Igrejas e estudiosos publicam livros para rebater a idéia, contida no romance, de que o cristianismo foi construído sobre farsas.
LAURIE GOODSTEIN
DO "NEW YORK TIMES"
Temendo que o best-seller
"O Código Da Vinci" [editado no Brasil pela Sextante] possa estar semeando dúvidas quanto às crenças cristãs fundamentais, igrejas cristãs, membros do clero e estudiosos da Bíblia se apressam a rebater suas teses.
Nos últimos 13 meses já foram vendidas mais de 6 milhões de cópias do livro, um "thriller" histórico que alega que o cristianismo foi erguido sobre a base de um trabalho de acobertamento -que a igreja conspira há séculos para ocultar que Jesus foi um mero mortal, que se casou com Maria Madalena e teve filhos cujos descendentes vivem na França.
A notícia de que o diretor Ron Howard está fazendo um filme baseado no livro veio apenas intensificar a urgência sentida pelos críticos.
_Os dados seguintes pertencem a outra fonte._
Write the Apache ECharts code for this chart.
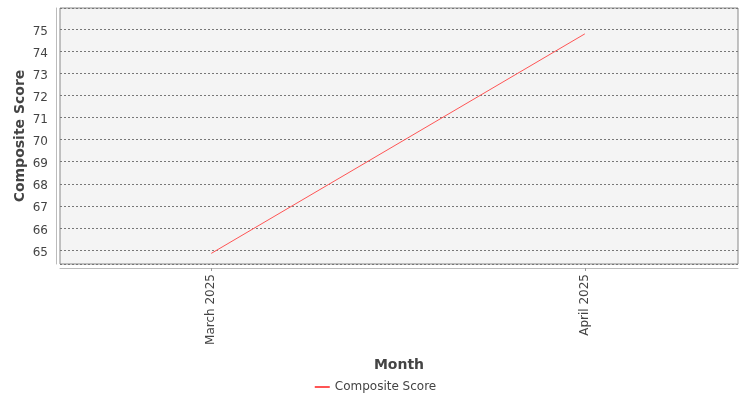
<!DOCTYPE html>
<html>
<head>
    <meta charset="utf-8">
    <title>Composite Score</title>
    <script src="https://cdn.jsdelivr.net/npm/echarts@6/dist/echarts.min.js"></script>
</head>
<body style="margin:0">
    <div id="main" style="width:750px;height:400px;"></div>
    <script type="text/javascript">
        var months = ['March 2025', 'April 2025'];
        var scores = [64.85, 74.78];
        var yTicks = [65, 66, 67, 68, 69, 70, 71, 72, 73, 74, 75];

        var font = 'DejaVu Sans';
        var myChart = echarts.init(document.getElementById('main'));

        // x is a value axis so the two months sit where the original puts them
        var xIdx = months.map(function (m, i) { return i; });
        var points = scores.map(function (v, i) { return [i, v]; });

        var option = {
            animation: false,
            textStyle: { fontFamily: font },
            legend: {
                bottom: 2,
                left: 'center',
                itemWidth: 15,
                itemHeight: 2,
                itemGap: 4,
                textStyle: { fontFamily: font, fontSize: 12, color: '#444' },
                data: ['Composite Score']
            },
            grid: {
                left: 60,
                right: 12,
                top: 8,
                bottom: 136,
                outerBoundsMode: 'none',
                show: true,
                backgroundColor: '#f4f4f4',
                borderColor: '#888',
                borderWidth: 1
            },
            xAxis: {
                type: 'value',
                min: -0.405,
                max: 1.41,
                offset: 4,
                name: 'Month',
                nameLocation: 'middle',
                nameGap: 90,
                nameTextStyle: { fontFamily: font, fontSize: 14, fontWeight: 'bold', color: '#444' },
                axisLine: { show: true, onZero: false, lineStyle: { color: '#bbb' } },
                axisTick: { show: true, length: 3, customValues: xIdx, lineStyle: { color: '#999' } },
                axisLabel: {
                    customValues: xIdx,
                    rotate: 90,
                    margin: 6,
                    fontSize: 12,
                    color: '#444',
                    formatter: function (v) { return months[Math.round(v)]; }
                },
                splitLine: { show: false }
            },
            yAxis: {
                type: 'value',
                min: 64.37,
                max: 75.95,
                offset: 4,
                name: 'Composite Score',
                nameLocation: 'middle',
                nameGap: 29,
                nameMoveOverlap: false,
                nameTextStyle: { fontFamily: font, fontSize: 14, fontWeight: 'bold', color: '#444' },
                axisLine: { show: true, onZero: false, lineStyle: { color: '#bbb' } },
                axisTick: { show: false },
                axisLabel: {
                    customValues: yTicks,
                    margin: 8,
                    fontSize: 12,
                    color: '#444',
                    formatter: function (v) { return '{t|' + v + '}'; },
                    rich: { t: { fontFamily: font, fontSize: 12, color: '#444', padding: [5, 0, 0, 0] } }
                },
                splitNumber: 12,
                splitLine: { show: true, lineStyle: { color: '#777', type: [2, 2], width: 1 } }
            },
            series: [
                {
                    name: 'Composite Score',
                    type: 'line',
                    symbol: 'none',
                    data: points,
                    lineStyle: { color: '#ff5555', width: 1 },
                    itemStyle: { color: '#ff5555' }
                }
            ]
        };

        myChart.setOption(option);
    </script>
</body>
</html>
Mais de dez livros foram e estão sendo lançados, em sua maioria em abril e maio, com títulos que prometem decifrar, decodificar ou revelar o que está por trás de "O Código Da Vinci". Igrejas estão oferecendo folhetos e guias de estudos a leitores a quem o livro possa ter levado a questionar sua fé. Grandes platéias estão comparecendo a palestras e sermões sobre
"O Código Da Vinci".
"Pelo fato de esse livro constituir um ataque tão direto aos fundamentos da fé cristã, é importante que elevemos nossa voz", disse o reverendo evangélico Erwin Lutzer, autor de "The Da Vinci Deception" (o logro Da Vinci).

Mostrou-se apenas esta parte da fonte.